Voller Stolz lächelte das kleine Mädchen, präsentierte dabei ihre Zahnlücke und warf den Ball zurück. Ob Wörterbasteln, Silbenklatschen oder Reimen - die Kleinen machten immer begeistert mit, sprangen von ihren Stühlen, wenn sie antworten wollten und freuten sich riesig, wenn ihre Antwort richtig war. Auch die Erzieherinnen hatten viel Spaß mit dem Programm und freuten sich über die hörbaren Fortschritte "ihrer" Kinder, die schon in der achten Woche erkennbar waren. Doch es steckte auch viel Arbeit hinter dem Programm: Die Kindergärtnerinnen mussten sich mit der Thematik auseinandersetzten, die einzelnen Einheiten vorbereiten und die Kinder "unterrichten". Dazu kam das normale Programm, wie frühstücken, turnen, spazieren gehen.

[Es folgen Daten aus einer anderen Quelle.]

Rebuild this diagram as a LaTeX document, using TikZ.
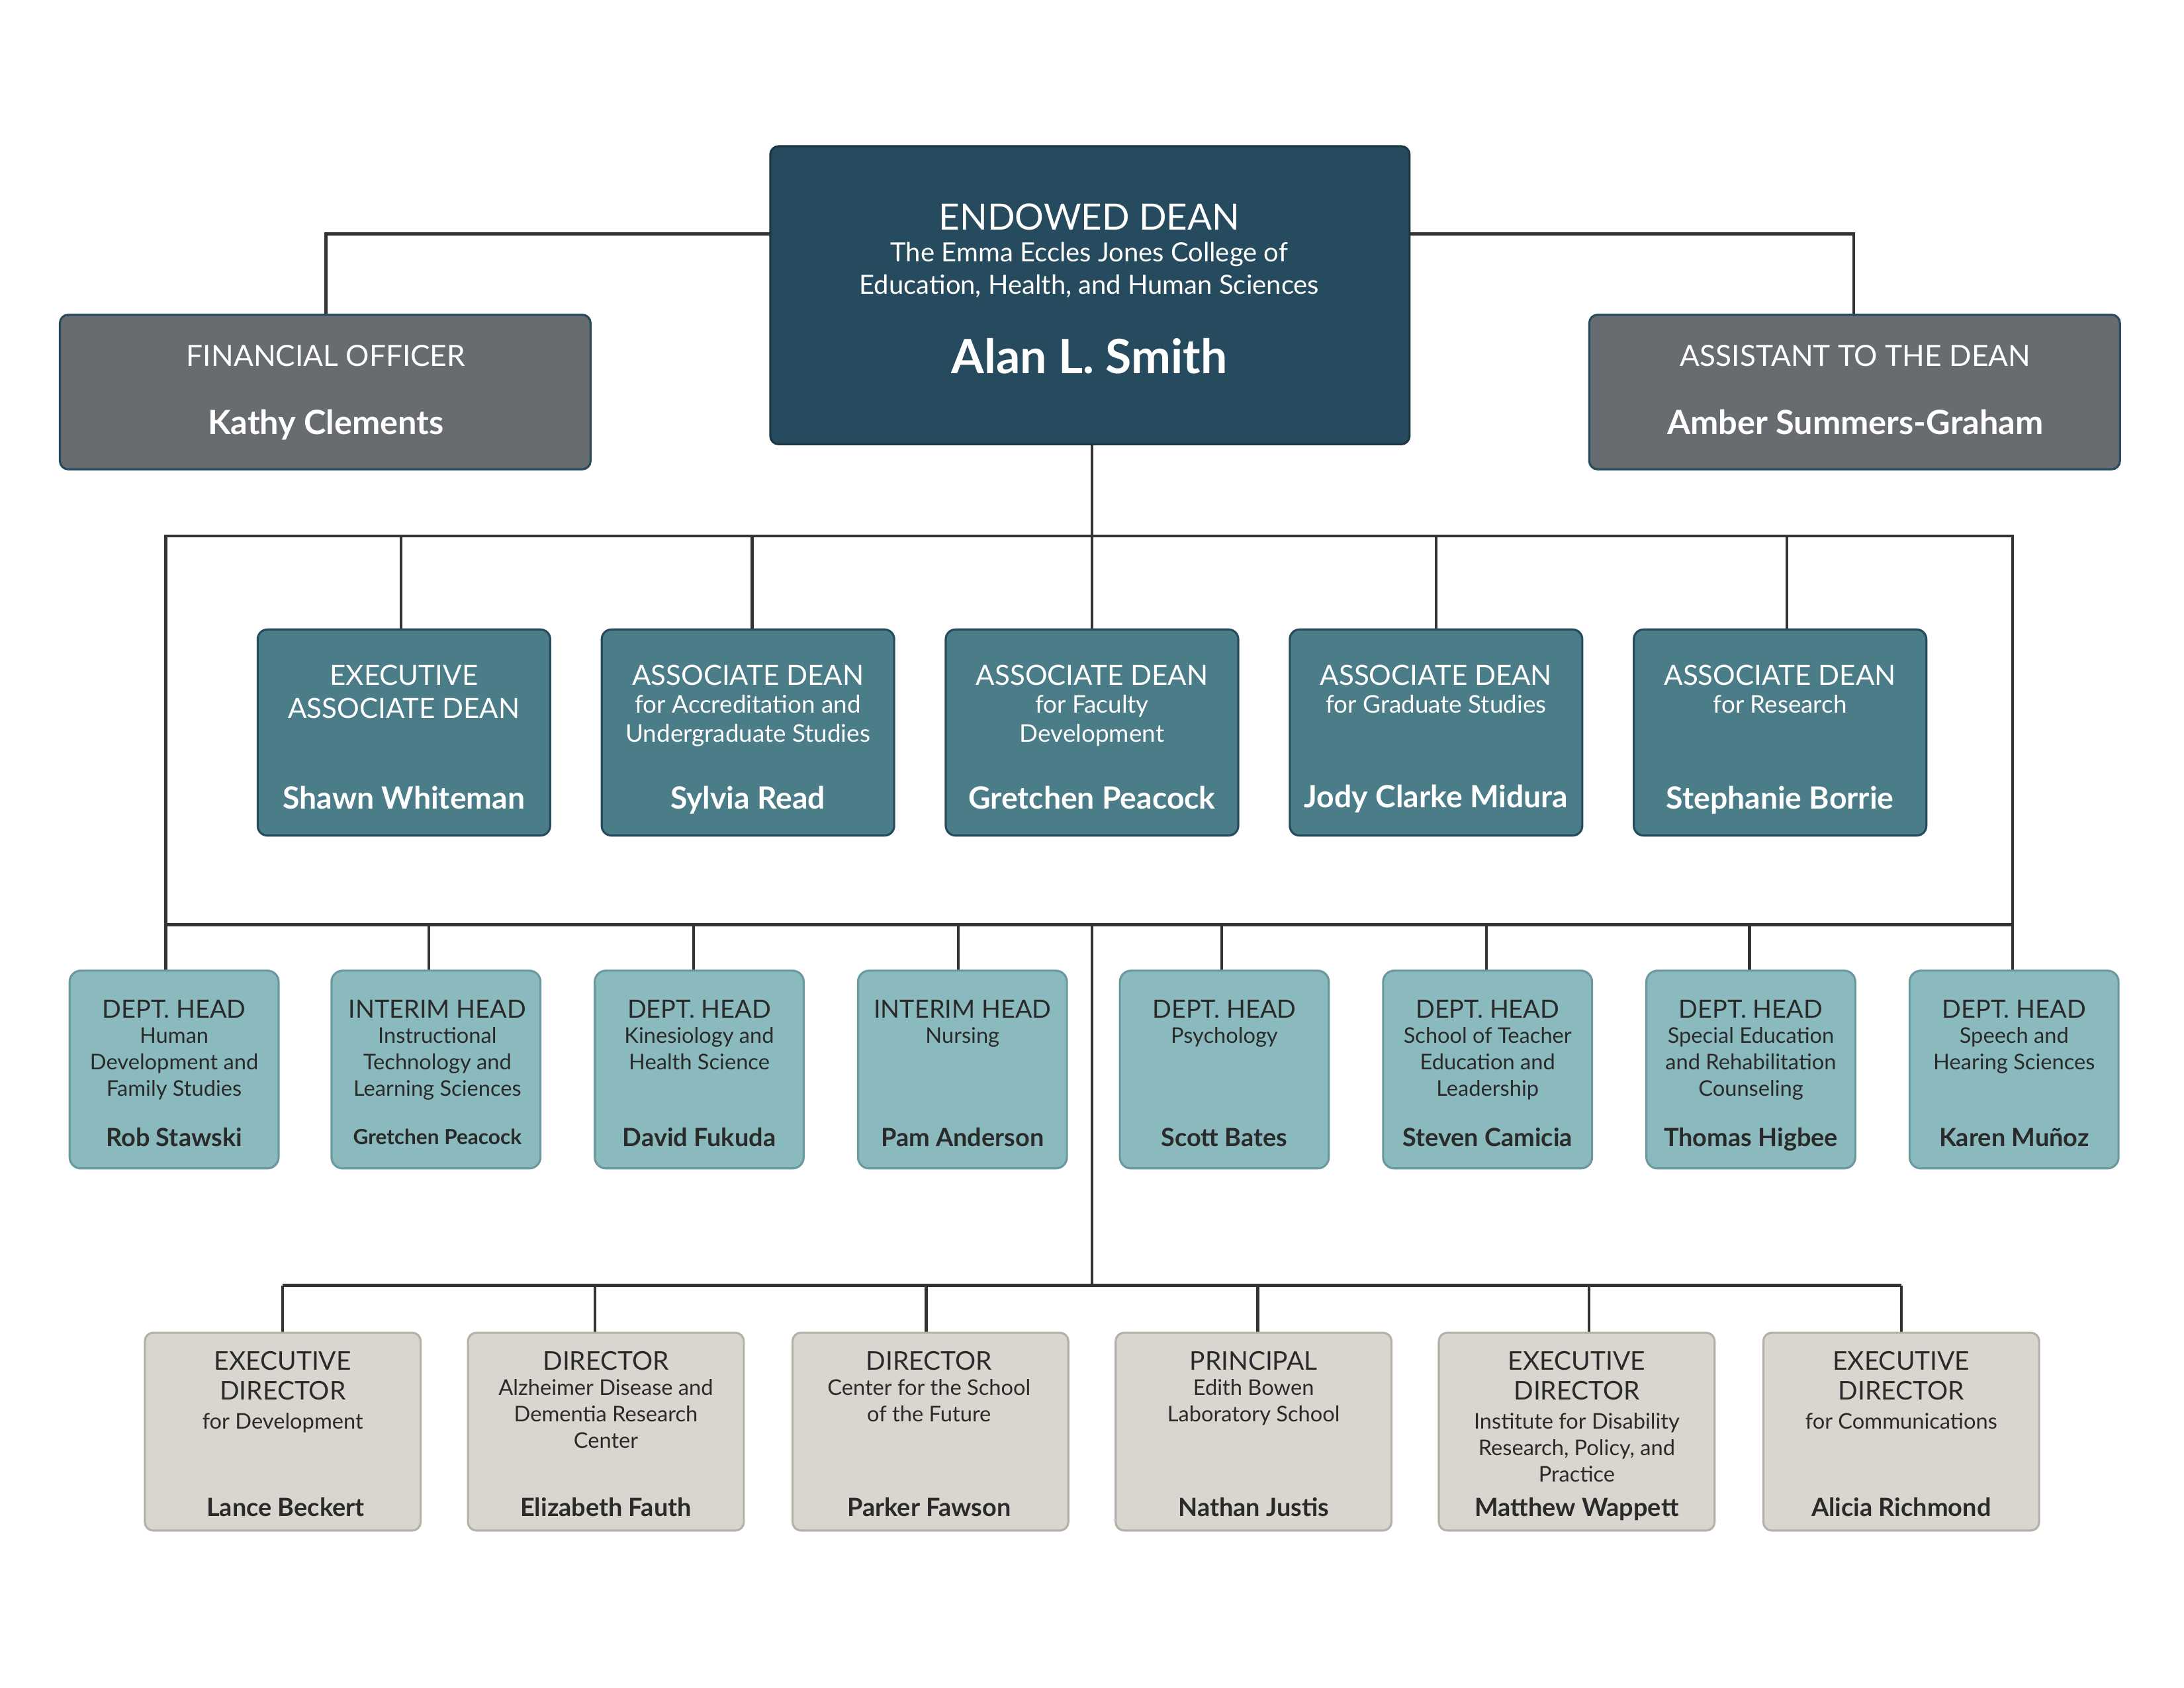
\documentclass[tikz,border=0pt]{standalone}
\usepackage{fontspec}
\setmainfont{Lato}
\definecolor{dean}{HTML}{274B5E}
\definecolor{grayb}{HTML}{686C70}
\definecolor{assoc}{HTML}{4B7D88}
\definecolor{dept}{HTML}{8ABABD}
\definecolor{deptb}{HTML}{6A9A9E}
\definecolor{unit}{HTML}{D9D6CF}
\definecolor{unitb}{HTML}{B5B1A8}
\definecolor{ink}{HTML}{2A2A2A}
\definecolor{lin}{HTML}{333333}
\newcommand{\fs}[1]{\fontsize{#1}{#1}\selectfont}
\newcommand{\bx}[6]{\path[#6,rounded corners=6pt] (#2,#3) rectangle (#4,#5);
  \coordinate (#1) at ({(#2+#4)/2},#3);}
\newcommand{\tl}[4]{\node[anchor=base,inner sep=0,#3] at (#1,#2) {#4};}
\begin{document}
\begin{tikzpicture}[x=1pt,y=-1pt,
  lk/.style={draw=lin,line width=2pt},
  wt/.style={text=white},
  dk/.style={text=ink}]
\useasboundingbox[fill=white] (0,0) rectangle (1568,1212);
% connectors
\draw[lk] (553,168) -- (234,168) -- (234,226);
\draw[lk] (1012,168) -- (1331,168) -- (1331,226);
\draw[lk] (784,319) -- (784,385);
\draw[lk] (119,385) rectangle (1445,664);
\foreach \x in {288,540,784,1031,1283} \draw[lk] (\x,385) -- (\x,452);
\foreach \x in {119,308,498,688,877,1067,1256,1445} \draw[lk] (\x,664) -- (\x,697);
\draw[lk] (784,664) -- (784,923);
\draw[lk] (203,923) -- (1365,923);
\foreach \x in {203,427,665,903,1141,1365} \draw[lk] (\x,923) -- (\x,957);
% boxes
\bx{dn}{553}{105}{1012}{319}{fill=dean,draw=dean!70!black,line width=1.5pt}
\bx{fo}{43}{226}{424}{337}{fill=grayb,draw=dean,line width=1.5pt}
\bx{ad}{1141}{226}{1522}{337}{fill=grayb,draw=dean,line width=1.5pt}
\foreach \a in {185,432,679,926,1173}
  \path[fill=assoc,draw=dean,line width=1.5pt,rounded corners=7pt] (\a,452) rectangle (\a+210,600);
\foreach \a in {50,238,427,616,804,993,1182,1371}
  \path[fill=dept,draw=deptb,line width=1.5pt,rounded corners=8pt] (\a,697) rectangle (\a+150,839);
\foreach \a in {104,336,569,801,1033,1266}
  \path[fill=unit,draw=unitb,line width=1.5pt,rounded corners=6pt] (\a,957) rectangle (\a+198,1099);
% dean
\tl{782}{165}{wt,font=\fs{26}}{ENDOWED DEAN}
\tl{782}{188}{wt,font=\fs{19}}{The Emma Eccles Jones College of}
\tl{782}{211}{wt,font=\fs{19}}{Education, Health, and Human Sciences}
\tl{782}{268}{wt,font=\fs{34}\bfseries}{Alan L. Smith}
\tl{234}{263}{wt,font=\fs{21}}{FINANCIAL OFFICER}
\tl{234}{312}{wt,font=\fs{24}\bfseries}{Kathy Clements}
\tl{1332}{263}{wt,font=\fs{21}}{ASSISTANT TO THE DEAN}
\tl{1332}{312}{wt,font=\fs{24}\bfseries}{Amber Summers-Graham}
% assoc
\tl{290}{492}{wt,font=\fs{20}}{EXECUTIVE}
\tl{290}{516}{wt,font=\fs{20}}{ASSOCIATE DEAN}
\tl{290}{581}{wt,font=\fs{22}\bfseries}{Shawn Whiteman}
\tl{537}{492}{wt,font=\fs{20}}{ASSOCIATE DEAN}
\tl{537}{512}{wt,font=\fs{17.5}}{for Accreditation and}
\tl{537}{533}{wt,font=\fs{17.5}}{Undergraduate Studies}
\tl{537}{581}{wt,font=\fs{22}\bfseries}{Sylvia Read}
\tl{784}{492}{wt,font=\fs{20}}{ASSOCIATE DEAN}
\tl{784}{512}{wt,font=\fs{17.5}}{for Faculty}
\tl{784}{533}{wt,font=\fs{17.5}}{Development}
\tl{784}{581}{wt,font=\fs{22}\bfseries}{Gretchen Peacock}
\tl{1031}{492}{wt,font=\fs{20}}{ASSOCIATE DEAN}
\tl{1031}{512}{wt,font=\fs{17.5}}{for Graduate Studies}
\tl{1031}{580}{wt,font=\fs{22}\bfseries}{Jody Clarke Midura}
\tl{1278}{492}{wt,font=\fs{20}}{ASSOCIATE DEAN}
\tl{1278}{512}{wt,font=\fs{17.5}}{for Research}
\tl{1278}{581}{wt,font=\fs{22}\bfseries}{Stephanie Borrie}
% depts
\tl{125}{731}{dk,font=\fs{18}}{DEPT. HEAD}
\tl{125}{749}{dk,font=\fs{15.5}}{Human}
\tl{125}{768}{dk,font=\fs{15.5}}{Development and}
\tl{125}{787}{dk,font=\fs{15.5}}{Family Studies}
\tl{125}{823}{dk,font=\fs{18}\bfseries}{Rob Stawski}
\tl{314}{731}{dk,font=\fs{18}}{INTERIM HEAD}
\tl{314}{749}{dk,font=\fs{15.5}}{Instructional}
\tl{314}{768}{dk,font=\fs{15.5}}{Technology and}
\tl{314}{787}{dk,font=\fs{15.5}}{Learning Sciences}
\tl{314}{822}{dk,font=\fs{15}\bfseries}{Gretchen Peacock}
\tl{502}{731}{dk,font=\fs{18}}{DEPT. HEAD}
\tl{502}{749}{dk,font=\fs{15.5}}{Kinesiology and}
\tl{502}{768}{dk,font=\fs{15.5}}{Health Science}
\tl{502}{823}{dk,font=\fs{18}\bfseries}{David Fukuda}
\tl{691}{731}{dk,font=\fs{18}}{INTERIM HEAD}
\tl{691}{749}{dk,font=\fs{15.5}}{Nursing}
\tl{691}{823}{dk,font=\fs{18}\bfseries}{Pam Anderson}
\tl{879}{731}{dk,font=\fs{18}}{DEPT. HEAD}
\tl{879}{749}{dk,font=\fs{15.5}}{Psychology}
\tl{879}{823}{dk,font=\fs{18}\bfseries}{Scott Bates}
\tl{1068}{731}{dk,font=\fs{18}}{DEPT. HEAD}
\tl{1068}{749}{dk,font=\fs{15.5}}{School of Teacher}
\tl{1068}{768}{dk,font=\fs{15.5}}{Education and}
\tl{1068}{787}{dk,font=\fs{15.5}}{Leadership}
\tl{1068}{823}{dk,font=\fs{18}\bfseries}{Steven Camicia}
\tl{1257}{731}{dk,font=\fs{18}}{DEPT. HEAD}
\tl{1257}{749}{dk,font=\fs{15.5}}{Special Education}
\tl{1257}{768}{dk,font=\fs{15.5}}{and Rehabilitation}
\tl{1257}{787}{dk,font=\fs{15.5}}{Counseling}
\tl{1257}{823}{dk,font=\fs{18}\bfseries}{Thomas Higbee}
\tl{1446}{731}{dk,font=\fs{18}}{DEPT. HEAD}
\tl{1446}{749}{dk,font=\fs{15.5}}{Speech and}
\tl{1446}{768}{dk,font=\fs{15.5}}{Hearing Sciences}
\tl{1446}{823}{dk,font=\fs{18}\bfseries}{Karen Muñoz}
% units
\tl{203}{984}{dk,font=\fs{18.5}}{EXECUTIVE}
\tl{203}{1005}{dk,font=\fs{18.5}}{DIRECTOR}
\tl{203}{1026}{dk,font=\fs{15.5}}{for Development}
\tl{205}{1089}{dk,font=\fs{18}\bfseries}{Lance Beckert}
\tl{435}{984}{dk,font=\fs{18.5}}{DIRECTOR}
\tl{435}{1002}{dk,font=\fs{15.5}}{Alzheimer Disease and}
\tl{435}{1021}{dk,font=\fs{15.5}}{Dementia Research}
\tl{435}{1040}{dk,font=\fs{15.5}}{Center}
\tl{435}{1089}{dk,font=\fs{18}\bfseries}{Elizabeth Fauth}
\tl{667}{984}{dk,font=\fs{18.5}}{DIRECTOR}
\tl{667}{1002}{dk,font=\fs{15.5}}{Center for the School}
\tl{667}{1021}{dk,font=\fs{15.5}}{of the Future}
\tl{667}{1089}{dk,font=\fs{18}\bfseries}{Parker Fawson}
\tl{900}{984}{dk,font=\fs{18.5}}{PRINCIPAL}
\tl{900}{1002}{dk,font=\fs{15.5}}{Edith Bowen}
\tl{900}{1021}{dk,font=\fs{15.5}}{Laboratory School}
\tl{900}{1089}{dk,font=\fs{18}\bfseries}{Nathan Justis}
\tl{1132}{984}{dk,font=\fs{18.5}}{EXECUTIVE}
\tl{1132}{1005}{dk,font=\fs{18.5}}{DIRECTOR}
\tl{1132}{1026}{dk,font=\fs{15.5}}{Institute for Disability}
\tl{1132}{1045}{dk,font=\fs{15.5}}{Research, Policy, and}
\tl{1132}{1064}{dk,font=\fs{15.5}}{Practice}
\tl{1132}{1089}{dk,font=\fs{18}\bfseries}{Matthew Wappett}
\tl{1365}{984}{dk,font=\fs{18.5}}{EXECUTIVE}
\tl{1365}{1005}{dk,font=\fs{18.5}}{DIRECTOR}
\tl{1365}{1026}{dk,font=\fs{15.5}}{for Communications}
\tl{1365}{1089}{dk,font=\fs{18}\bfseries}{Alicia Richmond}
\end{tikzpicture}
\end{document}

Die Entwicklung wirkt sich auch auf den Stellenschlüssel und damit auf die städtischen Finanzen aus. Ab dem nächsten Kindergartenjahr entfällt der Ausbildungsschritt der Vorpraktikantin. Bislang kann die Stadt wie andere Kindergartenträger auf diese jungen Mitarbeiterinnen zurückgreifen, um zumn Beispiel in der Gruppe die Betreuung durch eine weitere Person zu gewährleisten. Mit rund 360 Euro Gehalt waren die Vorpraktikantinnen auch günstige Arbeitskräfte. Doch diese Zeiten sind bald vorbei.

Dem Gesetzgeber erscheinen die Anforderungen zu hoch, um Vorpraktikantinnen schon vor ihrer Ausbildung im Tagesbetrieb einzusetzen - was Kindergartenexperte Schmitt inhaltlich auch sinnvoll findet.Zweck der Sache: Statt der Vorpraktikantinnen sollen Anerkennungspraktikantinnen eingestellt werden, die nach ihrer Ausbildung entsprechend mehr verdienen müssen. Für die Stadt bedeutet das rund 50 000 Euro mehr Personalkosten im Jahr. Im Kindergarten Römerstraße ist noch etwas besonders wichtig:Vor allem das Spielen darf auf keinen Fall auf der Strecke bleiben. Denn auch wenn das Projekt "Würzburger Modell" als Reaktion auf die PISA-Studie eingeführt wurde und die Kinder nun vor der Einschulung einen Sprachtest machen sollen, darf die spielerische Komponente des Kindergartens nicht verloren gehen. Denn aufmerksam zuhören und lernen müssen die Kinder noch früh genug.